BRIEF DESCRIPTION OF THE SEVERAL VIEWS OF THE DRAWINGS
[0009] The following detailed description, given by way of example
and not intend to limit the invention solely thereto, will best be
appreciated in conjunction with the accompanying drawings, in
which:
[0010] FIG. 1 illustrates a pick-up head assembly and a nest
assembly according to one embodiment.
[0011] FIG. 2 illustrates the sensor set position of the pick-up
head assembly according to one embodiment.
[0012] FIG. 3 illustrates debris detection using the pick-up head
assembly according to one embodiment.
[0013] FIG. 4 illustrates a cleaning device according to one
embodiment.
[0014] FIG. 4A illustrates a cleaning device according to one
embodiment.
[0015] FIG. 5 illustrates a cross-sectional view of FIG. 4.
[0016] FIGS. 6A-6G illustrate the steps of a method of cleaning and
detecting debris according to one embodiment.
[0017] FIG. 6A illustrates moving a shuttle from the input station
to the load station and raising the detection plate according to
one embodiment.
[0018] FIG. 6B illustrates picking up a greet sheet according to
one embodiment.
[0019] FIG. 6C illustrates moving the shuttle from the load station
back to the input station and cleaning the nest assembly as it
moves under the cleaning device from the screen station to the load
station according to one embodiment.
[0020] FIG. 6D illustrates depositing the green sheet on the nest
assembly at the load station according to one embodiment.
[0021] FIG. 6E illustrates cleaning the surface of the green sheet
as the nest assembly moves from the load station to the screen
station and back the load station while passing under the cleaning
device according to one embodiment.
[0022] FIG. 6F illustrates a debris detection sequence without the
presence of debris according to one embodiment.
[0023] FIG. 6G illustrates a debris detection sequence with the
presence of debris according to one embodiment.

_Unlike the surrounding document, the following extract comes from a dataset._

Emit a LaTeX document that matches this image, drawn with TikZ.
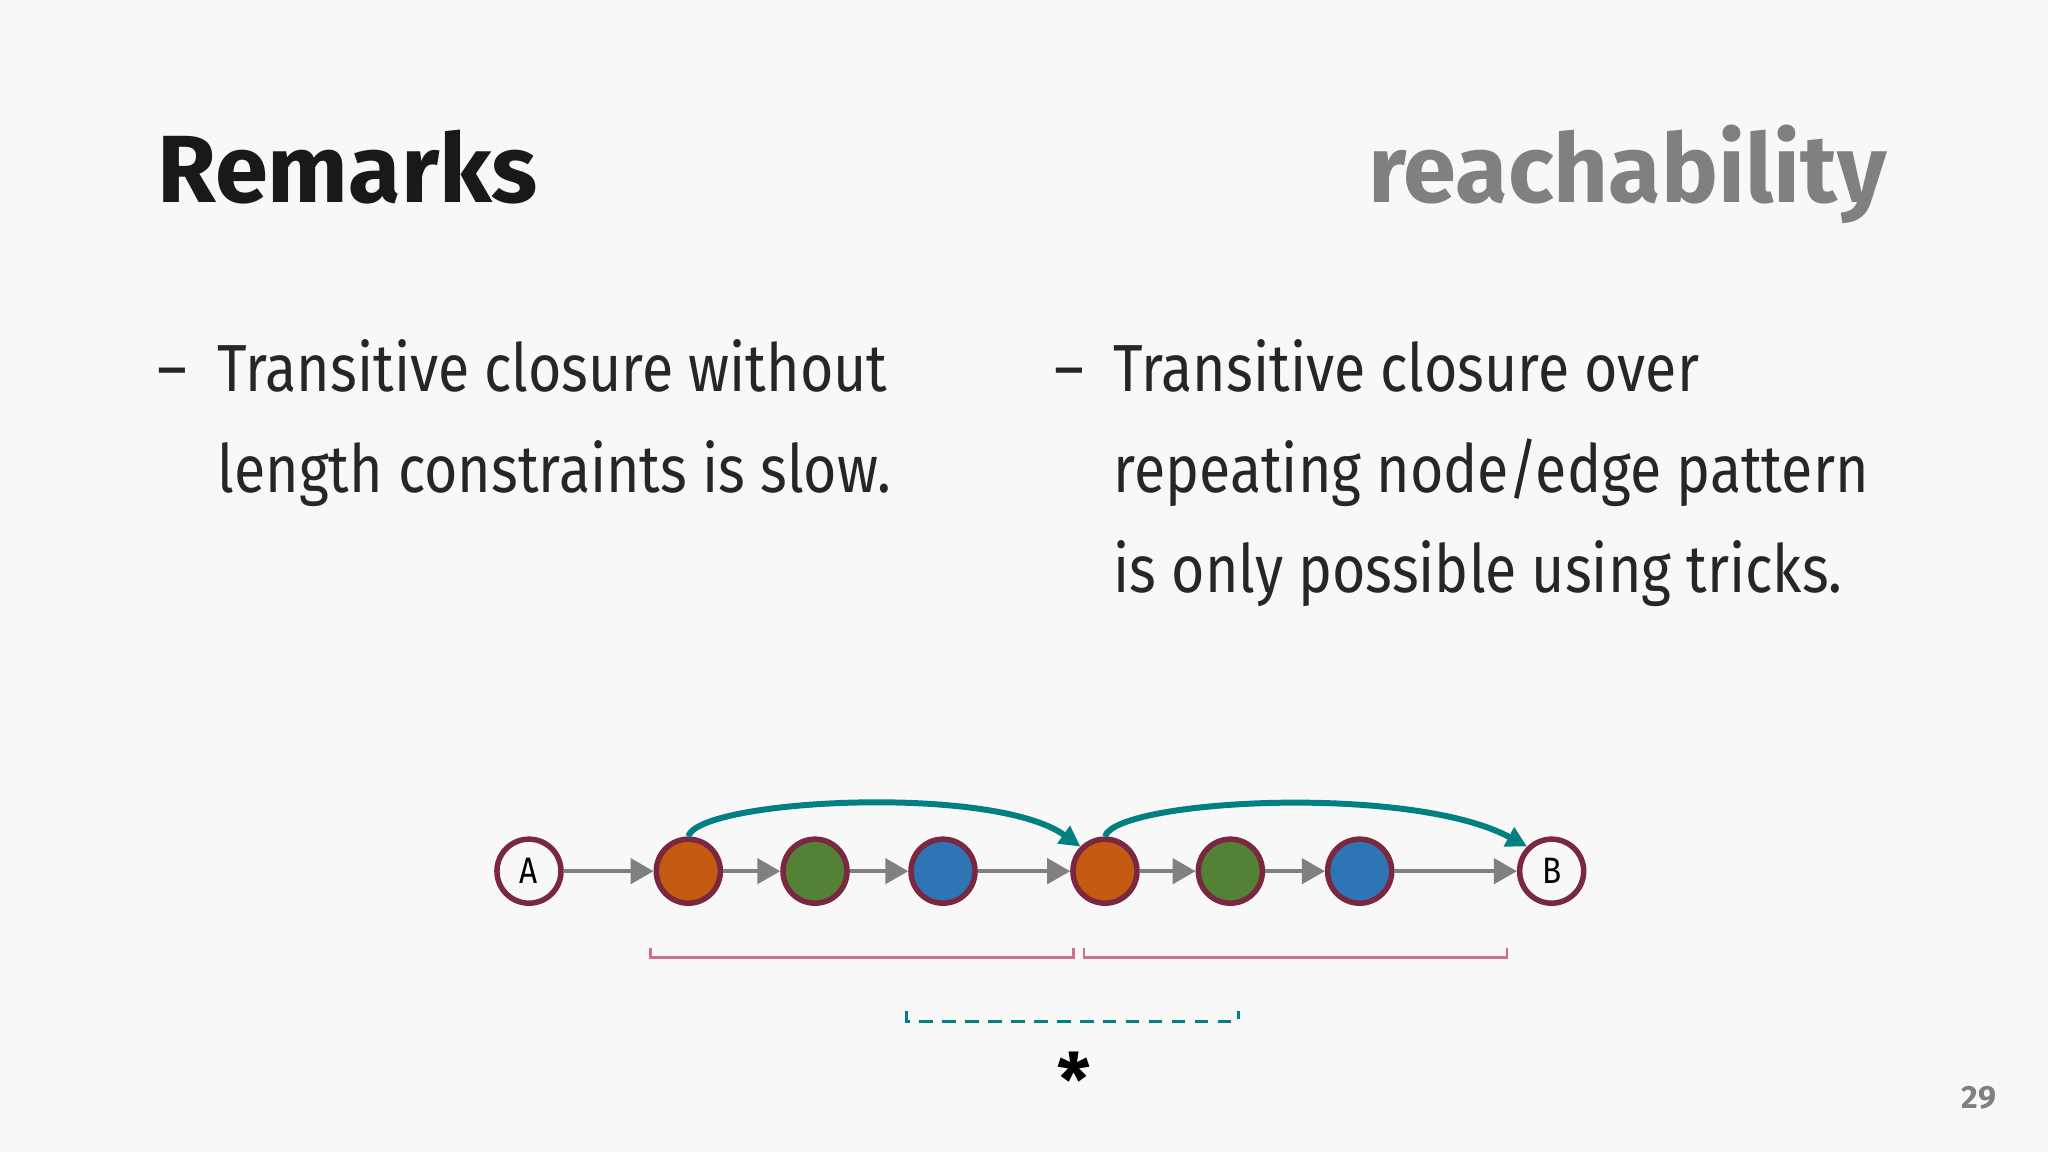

[0024] The drawings are not necessarily to scale. The drawings are
merely schematic representations, not intended to portray specific
parameters of the invention. The drawings are intended to depict
only typical embodiments of the invention. In the drawings, like
numbering represents like elements.
DETAILED DESCRIPTION
[0025] Detailed embodiments of the claimed structures and methods
are disclosed herein; however, it can be understood that the
disclosed embodiments are merely illustrative of the claimed
structures and methods that may be embodied in various forms. This
invention may, however, be embodied in many different forms and
should not be construed as limited to the exemplary embodiments set
forth herein. Rather, these exemplary embodiments are provided so
that this disclosure will be thorough and complete and will fully
convey the scope of this invention to those skilled in the art. In
the description, details of well-known features and techniques may
be omitted to avoid unnecessarily obscuring the presented
embodiments.
[0026] Referring now to FIGS. 1-5, one embodiment of the present
invention is shown. As set forth herein, a function of this
invention is to determine the presence of particles which adhere to
either the pick-up head or nest surfaces which would result in
either damage to screening masks or result in defective
screening.
[0027] Now referring to FIG. 1, a nest assembly 102 generally
including a fixture 103 having a plurality of locating pins 104.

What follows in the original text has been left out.